Showing posts with label found short stories. Show all posts
Showing posts with label found short stories. Show all posts

Saturday, September 29, 2007

Found Short Stories, Volume 3

(Found in an essay entitled "Political Commitment in the Past Two Decades of Swedish Poetry" written by Gunnar Harding and published in the "Art and Guns" issue of Poetry East)
A boy ran up to me
I ran up to my father
Your son is burning, I said
My son came up to me and said: I'm burning
First we have to put out the fire, I said
My father went up to me and said:
can't you see that the boy is burning?
First we have to put out the fire, I said
My son ran up to me and said:
a boy ran up to me and said:
I ran up to my father and said:
can't you see that your boy is burning?
My son is my father, a boy who is running
I no longer see anyone, I said: it's burning
We've got to put it out: you and I are disappearing
(translated by Gunnar Harding and Frederic Will from the Swedish original, "Napalm," written by Bjorn Harkannsson)

Friday, February 02, 2007

Found Short Stories, Volume 2


(Found in the Wikipedia entry for Albert Speer, the Nazi architect, imprisoned after the Nuremburg trials)

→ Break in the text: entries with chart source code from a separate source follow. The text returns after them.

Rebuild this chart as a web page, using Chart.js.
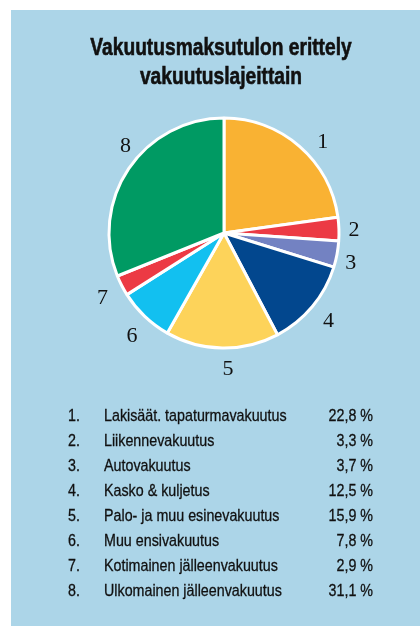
<!DOCTYPE html>
<html>
<head>
<meta charset="utf-8">
<script src="https://cdn.jsdelivr.net/npm/chart.js@4/dist/chart.umd.min.js"></script>
<style>
  html, body { margin: 0; padding: 0; background: #ffffff; }
  #panel {
    position: absolute; left: 11px; top: 10px;
    width: 409px; height: 616px;
    background: #acd5e8;
  }
  #chart { display: block; }
</style>
</head>
<body>
<div id="panel"><canvas id="chart" width="409" height="616"></canvas></div>
<script>
const titleLines = ['Vakuutusmaksutulon erittely', 'vakuutuslajeittain'];
const categories = [
    'Lakisäät. tapaturmavakuutus',
    'Liikennevakuutus',
    'Autovakuutus',
    'Kasko & kuljetus',
    'Palo- ja muu esinevakuutus',
    'Muu ensivakuutus',
    'Kotimainen jälleenvakuutus',
    'Ulkomainen jälleenvakuutus'
];
const shares = [22.8, 3.3, 3.7, 12.5, 15.9, 7.8, 2.9, 31.1];
const sliceColors = ['#f9b233', '#ec3a44', '#7382c2', '#02478e', '#fdd35a', '#12c0f0', '#ec3a44', '#009a63'];
// small hand nudges for the numbers around the pie (dx, dy)
const numberNudge = [[12, 9], [-2, 2], [-3, 6], [3, 4], [6, 4], [-1, 8], [-4, 5], [11, -13]];

// draws the title, the numbers round the pie and the numbered list below it
const textPlugin = {
    id: 'texts',
    afterDraw(chart) {
        const ctx = chart.ctx;
        const meta = chart.getDatasetMeta(0);
        ctx.save();
        ctx.fillStyle = '#111111';
        ctx.strokeStyle = '#111111';

        // title, condensed by scaling
        ctx.font = 'bold 24px "Liberation Sans", Arial, sans-serif';
        ctx.textAlign = 'center';
        ctx.textBaseline = 'alphabetic';
        ctx.lineWidth = 0.6;
        titleLines.forEach((line, i) => {
            ctx.save();
            ctx.translate(210, 45 + i * 29);
            ctx.scale(0.8, 1);
            ctx.fillText(line, 0, 0);
            ctx.strokeText(line, 0, 0);
            ctx.restore();
        });

        // slice numbers
        ctx.font = '22px "Liberation Serif", "Times New Roman", serif';
        ctx.textBaseline = 'middle';
        meta.data.forEach((arc, i) => {
            const mid = (arc.startAngle + arc.endAngle) / 2;
            const r = arc.outerRadius + 17;
            const [nx, ny] = numberNudge[i];
            ctx.fillText(String(i + 1), arc.x + Math.cos(mid) * r + nx, arc.y + Math.sin(mid) * r + ny);
        });

        // list
        ctx.font = '17px "Liberation Sans", Arial, sans-serif';
        ctx.textBaseline = 'alphabetic';
        ctx.lineWidth = 0.3;
        categories.forEach((name, i) => {
            const y = 411 + i * 25;
            const cells = [
                [57, 'left', (i + 1) + '.'],
                [93, 'left', name],
                [362, 'right', shares[i].toFixed(1).replace('.', ',') + ' %']
            ];
            cells.forEach(([x, align, txt]) => {
                ctx.save();
                ctx.translate(x, y);
                ctx.scale(0.84, 1);
                ctx.textAlign = align;
                ctx.fillText(txt, 0, 0);
                ctx.strokeText(txt, 0, 0);
                ctx.restore();
            });
        });
        ctx.restore();
    }
};

new Chart(document.getElementById('chart'), {
    type: 'pie',
    data: {
        labels: categories,
        datasets: [{
            data: shares,
            backgroundColor: sliceColors,
            borderColor: '#ffffff',
            borderWidth: 3,
            radius: 115
        }]
    },
    options: {
        responsive: false,
        animation: false,
        layout: { padding: { left: 93, right: 76, top: 103, bottom: 273 } },
        plugins: {
            legend: { display: false },
            tooltip: { enabled: false },
            title: { display: false }
        }
    },
    plugins: [textPlugin]
});
</script>
</body>
</html>
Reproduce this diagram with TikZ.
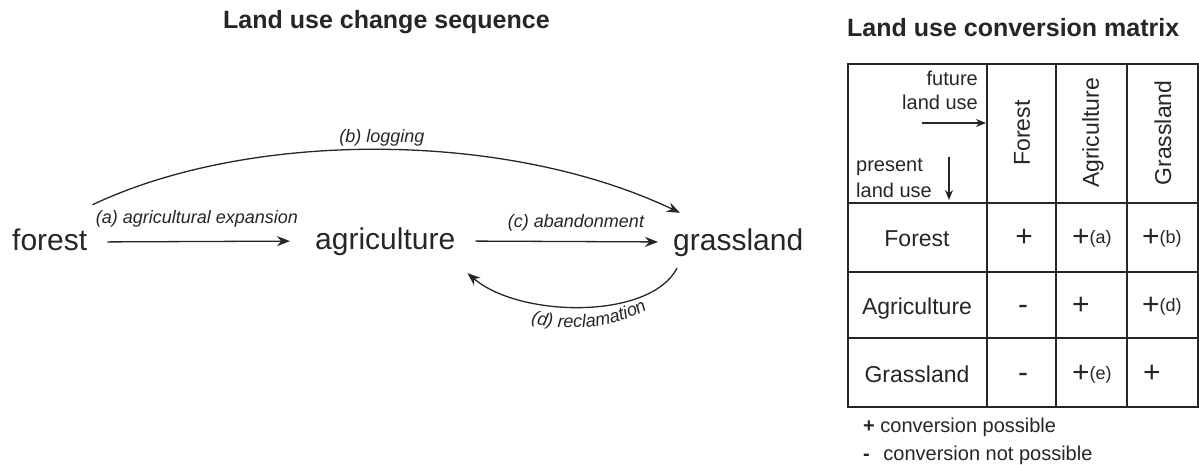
\documentclass[tikz,border=0pt]{standalone}
\usepackage{fontspec}
\setmainfont{Liberation Sans}
\usetikzlibrary{arrows.meta,decorations.text,calc}
\definecolor{ink}{HTML}{262626}
\newcommand{\tag}[1]{\raisebox{3pt}{\fontsize{18}{22}\selectfont(#1)}}
\begin{document}
\begin{tikzpicture}[x=1pt,y=-1pt,
  every node/.style={inner sep=0pt, text=ink},
  big/.style={font=\fontsize{30}{36}\selectfont, text height=22pt, text depth=6pt},
  lab/.style={font=\itshape\fontsize{18}{22}\selectfont},
  ttl/.style={font=\bfseries\fontsize{25}{30}\selectfont},
  cell/.style={font=\fontsize{23}{28}\selectfont},
  hdr/.style={font=\fontsize{20}{24}\selectfont},
  sym/.style={font=\fontsize{30}{36}\selectfont},
  arr/.style={draw=ink, line width=1.3pt, -{Stealth[length=13pt,width=10pt]}},
  arrsm/.style={draw=ink, line width=1.2pt, -{Stealth[length=10pt,width=8pt]}},
  grid/.style={draw=ink, line width=1.4pt},
]
\useasboundingbox (0,0) rectangle (1199,465);

% titles
\node[ttl, anchor=base west] (t1) at (223,29) {Land use change sequence};
\node[ttl, anchor=base west] (t2) at (847,37) {Land use conversion matrix};

% land use nodes
\node[big, anchor=base west] (forest) at (12,250) {forest};
\node[big, anchor=base west] (agri) at (315,249) {agriculture};
\node[big, anchor=base west] (grass) at (673,250) {grassland};

% connectors
\draw[arr, shorten <=20pt, shorten >=25pt] (forest.east) -- (agri.west);
\draw[arr, shorten <=20pt, shorten >=15pt] (agri.east) -- (grass.west);
\draw[arr] ($(forest.north east)+(5,-23)$) .. controls (250,130) and (506,130) .. ($(grass.north west)+(7,-15)$);
\draw[arr] ($(grass.south west)+(4,12)$) .. controls (650,320) and (520,318) .. ($(agri.south east)+(12,18)$);

% connector labels
\node[lab, anchor=base] (la) at (197,223) {(a) agricultural expansion};
\node[lab, anchor=base] (lb) at (382,143) {(b) logging};
\node[lab, anchor=base] (lc) at (576,228) {(c) abandonment};
\path[decorate, decoration={text along path, text color=ink,
  text={|\itshape\fontsize{18}{22}\selectfont|(d) reclamation}, text align=center}]
  (512,315) .. controls (545,333) and (618,336) .. (664,298);

% table grid
\draw[grid] (848,64) rectangle (1198,407);
\foreach \xx in {987,1056,1127} \draw[grid] (\xx,64) -- (\xx,407);
\foreach \yy in {203,272,338} \draw[grid] (848,\yy) -- (1198,\yy);

% header corner
\node[hdr, anchor=base east] (fut1) at (978,86) {future};
\node[hdr, anchor=base east] (fut2) at (978,110) {land use};
\node[hdr, anchor=base west] (pre1) at (856,172) {present};
\node[hdr, anchor=base west] (pre2) at (856,197) {land use};
\coordinate (ra1) at (922,123);
\coordinate (ra2) at (986,123);
\coordinate (da1) at (949,157);
\coordinate (da2) at (949,200);
\draw[arrsm] (ra1) -- (ra2);
\draw[arrsm] (da1) -- (da2);

% column headers
\node[cell, rotate=90] (hF) at (1022,133) {Forest};
\node[cell, rotate=90] (hA) at (1093,133) {Agriculture};
\node[cell, rotate=90] (hG) at (1163,133) {Grassland};

% row headers
\node[cell, anchor=base] (rF) at (917,247) {Forest};
\node[cell, anchor=base] (rA) at (917,314) {Agriculture};
\node[cell, anchor=base] (rG) at (917,382) {Grassland};

% cells
\node[sym, anchor=base] (c11) at (1024,247) {+};
\node[sym, anchor=base west] (c12) at (1072,247) {+\tag{a}};
\node[sym, anchor=base west] (c13) at (1142,247) {+\tag{b}};
\node[sym, anchor=base] (c21) at (1023,314) {-};
\node[sym, anchor=base west] (c22) at (1072,314) {+};
\node[sym, anchor=base west] (c23) at (1142,314) {+\tag{d}};
\node[sym, anchor=base] (c31) at (1023,382) {-};
\node[sym, anchor=base west] (c32) at (1072,382) {+\tag{e}};
\node[sym, anchor=base west] (c33) at (1143,382) {+};

% legend
\node[hdr, anchor=base west] (lg1) at (863,432) {\textbf{+} conversion possible};
\node[hdr, anchor=base west] (lg2) at (863,460) {\textbf{-}\hspace{8pt} conversion not possible};
\end{tikzpicture}
\end{document}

Later, Speer took to the prison garden for enjoyment and work. Heretofore the garden was divided up into small personal plots for each prisoner with the produce of the garden being used in the prison kitchen. When regulations began to slacken in this regard, Speer was allowed to build an ambitious garden, complete with a meandering path, rock garden, and a wide variety of flowers. The garden was even, humorously, centered around a "north-south axis", which was to be the core design element of Speer and Hitler's new Berlin. Speer then took up a "walking tour of the world" by ordering geography and travel books from the local library and walking laps in the prison garden visualizing his journey. Meticulously calculating every metre traveled, he began in northern Germany, went through the Balkans, Persia, India, and Siberia, then crossed the Bering Strait and continued southwards, finally ending his sentence in central Mexico.


Sunday, December 24, 2006

Found Short Stories, Volume 1


(Found in Biological Science: A Molecular Approach, ed. by Hugh P. McCarthy.)

The simplest kind of maze is the T-maze, where only one choice is involved. Flatworms and earthworms can learn to make the "correct" choice of turns in this maze. Earthworms, for instance, are given the choice of entering a dark, moist chamber or of receiving an electric shock. The earthworms in an experiment took about 220 trials in the maze to learn to make the correct turn.